To do: Restate the material word for word and leave out anything that is a picture.

-*-

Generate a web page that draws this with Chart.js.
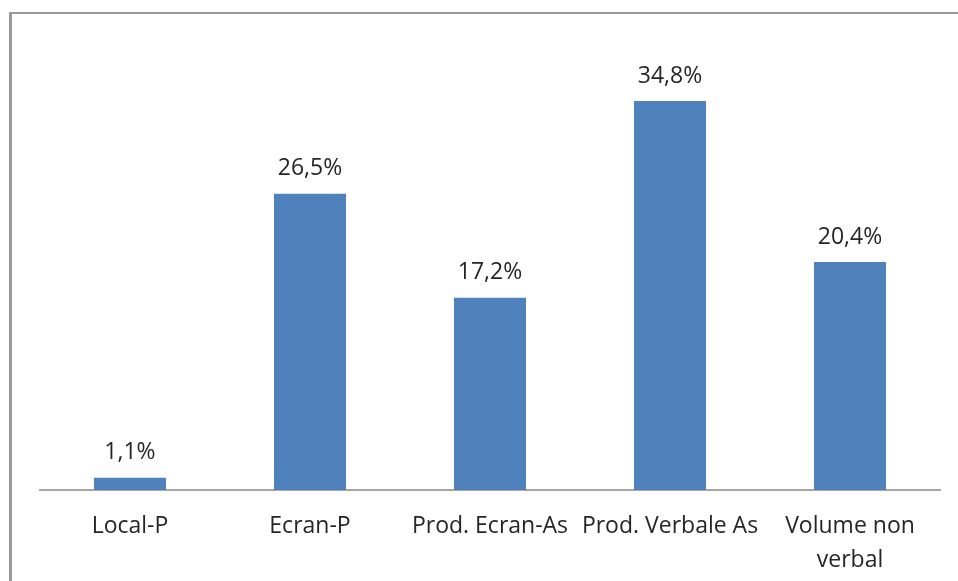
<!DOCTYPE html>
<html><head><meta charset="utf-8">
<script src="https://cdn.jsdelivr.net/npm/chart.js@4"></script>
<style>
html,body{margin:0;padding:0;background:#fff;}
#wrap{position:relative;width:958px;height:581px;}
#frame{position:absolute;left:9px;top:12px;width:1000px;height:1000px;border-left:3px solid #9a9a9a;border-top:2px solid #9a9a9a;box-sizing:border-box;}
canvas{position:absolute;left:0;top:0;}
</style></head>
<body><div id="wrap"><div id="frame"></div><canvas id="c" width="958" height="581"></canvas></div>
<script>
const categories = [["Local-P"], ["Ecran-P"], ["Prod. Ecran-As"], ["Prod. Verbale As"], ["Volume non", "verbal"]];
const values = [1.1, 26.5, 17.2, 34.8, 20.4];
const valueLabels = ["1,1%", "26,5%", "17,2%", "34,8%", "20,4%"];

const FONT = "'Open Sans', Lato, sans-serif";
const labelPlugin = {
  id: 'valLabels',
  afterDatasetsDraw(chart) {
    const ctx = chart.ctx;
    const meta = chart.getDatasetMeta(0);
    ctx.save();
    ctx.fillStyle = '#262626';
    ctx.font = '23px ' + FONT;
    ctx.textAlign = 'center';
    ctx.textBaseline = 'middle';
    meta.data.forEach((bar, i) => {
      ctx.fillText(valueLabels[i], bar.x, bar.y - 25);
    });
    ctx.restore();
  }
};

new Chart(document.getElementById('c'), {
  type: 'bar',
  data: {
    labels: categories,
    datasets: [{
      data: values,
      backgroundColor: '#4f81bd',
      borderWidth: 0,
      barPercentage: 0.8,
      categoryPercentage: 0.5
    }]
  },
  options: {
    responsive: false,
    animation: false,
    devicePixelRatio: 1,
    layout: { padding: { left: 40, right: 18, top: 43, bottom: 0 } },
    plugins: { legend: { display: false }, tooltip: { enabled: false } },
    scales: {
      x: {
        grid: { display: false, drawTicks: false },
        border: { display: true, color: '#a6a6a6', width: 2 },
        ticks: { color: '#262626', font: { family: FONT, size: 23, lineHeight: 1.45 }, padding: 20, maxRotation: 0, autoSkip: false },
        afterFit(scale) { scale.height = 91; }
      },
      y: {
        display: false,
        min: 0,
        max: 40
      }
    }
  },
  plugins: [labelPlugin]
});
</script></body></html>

-*-

Response below:
Generate a web page that draws this with Chart.js.
<!DOCTYPE html>
<html><head><meta charset="utf-8">
<script src="https://cdn.jsdelivr.net/npm/chart.js@4"></script>
<style>
html,body{margin:0;padding:0;background:#fff;}
#wrap{position:relative;width:958px;height:581px;}
#frame{position:absolute;left:9px;top:12px;width:1000px;height:1000px;border-left:3px solid #9a9a9a;border-top:2px solid #9a9a9a;box-sizing:border-box;}
canvas{position:absolute;left:0;top:0;}
</style></head>
<body><div id="wrap"><div id="frame"></div><canvas id="c" width="958" height="581"></canvas></div>
<script>
const categories = [["Local-P"], ["Ecran-P"], ["Prod. Ecran-As"], ["Prod. Verbale As"], ["Volume non", "verbal"]];
const values = [1.1, 26.5, 17.2, 34.8, 20.4];
const valueLabels = ["1,1%", "26,5%", "17,2%", "34,8%", "20,4%"];

const FONT = "'Open Sans', Lato, sans-serif";
const labelPlugin = {
  id: 'valLabels',
  afterDatasetsDraw(chart) {
    const ctx = chart.ctx;
    const meta = chart.getDatasetMeta(0);
    ctx.save();
    ctx.fillStyle = '#262626';
    ctx.font = '23px ' + FONT;
    ctx.textAlign = 'center';
    ctx.textBaseline = 'middle';
    meta.data.forEach((bar, i) => {
      ctx.fillText(valueLabels[i], bar.x, bar.y - 25);
    });
    ctx.restore();
  }
};

new Chart(document.getElementById('c'), {
  type: 'bar',
  data: {
    labels: categories,
    datasets: [{
      data: values,
      backgroundColor: '#4f81bd',
      borderWidth: 0,
      barPercentage: 0.8,
      categoryPercentage: 0.5
    }]
  },
  options: {
    responsive: false,
    animation: false,
    devicePixelRatio: 1,
    layout: { padding: { left: 40, right: 18, top: 43, bottom: 0 } },
    plugins: { legend: { display: false }, tooltip: { enabled: false } },
    scales: {
      x: {
        grid: { display: false, drawTicks: false },
        border: { display: true, color: '#a6a6a6', width: 2 },
        ticks: { color: '#262626', font: { family: FONT, size: 23, lineHeight: 1.45 }, padding: 20, maxRotation: 0, autoSkip: false },
        afterFit(scale) { scale.height = 91; }
      },
      y: {
        display: false,
        min: 0,
        max: 40
      }
    }
  },
  plugins: [labelPlugin]
});
</script></body></html>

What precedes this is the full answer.